Quiero anunciaros, por medios de estas líneas, la celebración de un centenario, el del nacimiento de nuestro hermano Capuchino Alejandro Labaka. Sí, el nació el 19 de abril del año 1920. Su lugar de nacimiento fue el caserío de un pequeño pueblo de Gipuzkoa, llamado Beizama. Este caserío está situado junto a la iglesia del pueblo y en esta iglesia fue bautizado el mismo día de su nacimiento. O sea, que ese mismo día Alejandro nació dos veces: a la vida de todos los mortales y a la de los seguidores del Cristo entregado por nosotros.

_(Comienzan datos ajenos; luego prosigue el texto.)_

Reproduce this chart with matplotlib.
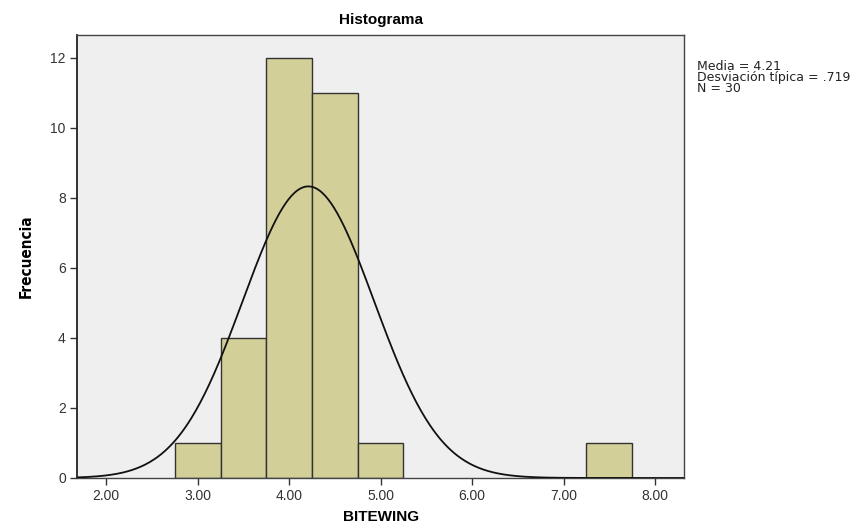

Recuerdo la frase que el año pasado repetíamos una y otra vez y que expresa nuestra propia realidad de bautizados: misioneros por bautizados. Y este lema lo vivió Alejandro desde su más tierna infancia.
El entró a formarse en nuestra orden a los trece años. Su hermano Manuel ya lo había realizado anteriormente. Su entrada en el seminario menor de Alsasua ya supuso para él el tomar contacto con una cultura diferente a la que hasta ese momento había vivido. Tuvo que hacer una inmersión en la cultura exclusivamente castellana del seminario cuando hasta ese momento sólo se había expresado en euskera (vasco). Además, con unas reglas de vida que irían moldeando su carácter y criterios de vida.
Fue realizando el camino preparatorio a su ordenación en distintos lugares de Navarra y Zaragoza, hasta ser ordenado sacerdote.
A los 27 años, en 1947, es destinado a la misión de Pingliang, en la zona de Kansu, “la misión más pobre y difícil” de China. El enamoramiento de Alejandro con aquel país duraría el resto de sus días, aunque su estancia en el país asiático fue de seis años.
En 1953 sería expulsado y destinado a Ecuador. Alejandro fue a Ecuador con 33 años. Después de vivir en varias regiones del país, llegó a la Misión de Aguarico en el año 1965. Pasó unos años en Guayaquil, transcurridos los cuales, regresó al Vicariato como un misionero más, donde fue ordenado obispo en 1984.
Tras haber conocido el resto de Ecuador, Alejandro quedó fascinado por el mundo amazónico, las culturas indígenas y el gran entorno de la selva. En 1976, Alejandro contactó con un grupo waorani. Es su último gran descubrimiento personal. Como él mismo escribió, se sintió fascinado por su historia y forma de vida. Desde ese momento se dedicó a convivir temporadas con ellos, a aprender su idioma y su cultura y a constituirse muchas veces en la voz de los sin voz.
Alejandro e Inés –compañera inseparable de Alejandro- como buenos misioneros, tuvieron que penetrar en las distintas culturas indígenas del entono amazónico, antes de poder luego ser uno más entre ellos. Junto a Inés, dedicó sus últimos meses especialmente, a la defensa de un pequeño grupo indígena, amenazado por las invasiones de la selva y la explotación petrolera.
Gracias a estos pueblos, la Amazonía se ha cuidado. El mal llamado desarrollo está saqueando, contaminando, destruyendo la vida y la Amazonía.
Los pueblos indígenas son un estorbo para los intereses de las grandes compañías. Para ellas son invisibilizados, no existen; por eso corren un grave peligro de ser exterminados. No admiten que unos cuantos indígenas tengan tantos bienes. Lo suyo es la explotación del petróleo, lo que arrastra consigo un gran problema.
El 21 de julio de 1987, Alejandro e Inés, para evitar un enfrentamiento violento entre grupos petroleros e indígenas, entraron a contactar con un grupo que aún no lo había sido nunca. Al día siguiente, los cuerpos del obispo Alejandro Labaka y de la Hermana Inés Arango, fueron encontrados alanceados en la selva y sus cuerpos trasladados y enterrados en la catedral de Coca. Para Alejandro, vivir como cristiano, según el evangelio, era una aventura que merecía la pena vivir.
El 19 de abril, en Beizama y en la eucaristía de las 10 de la mañana, recordaremos a Alejandro en el centenario de su doble nacimiento.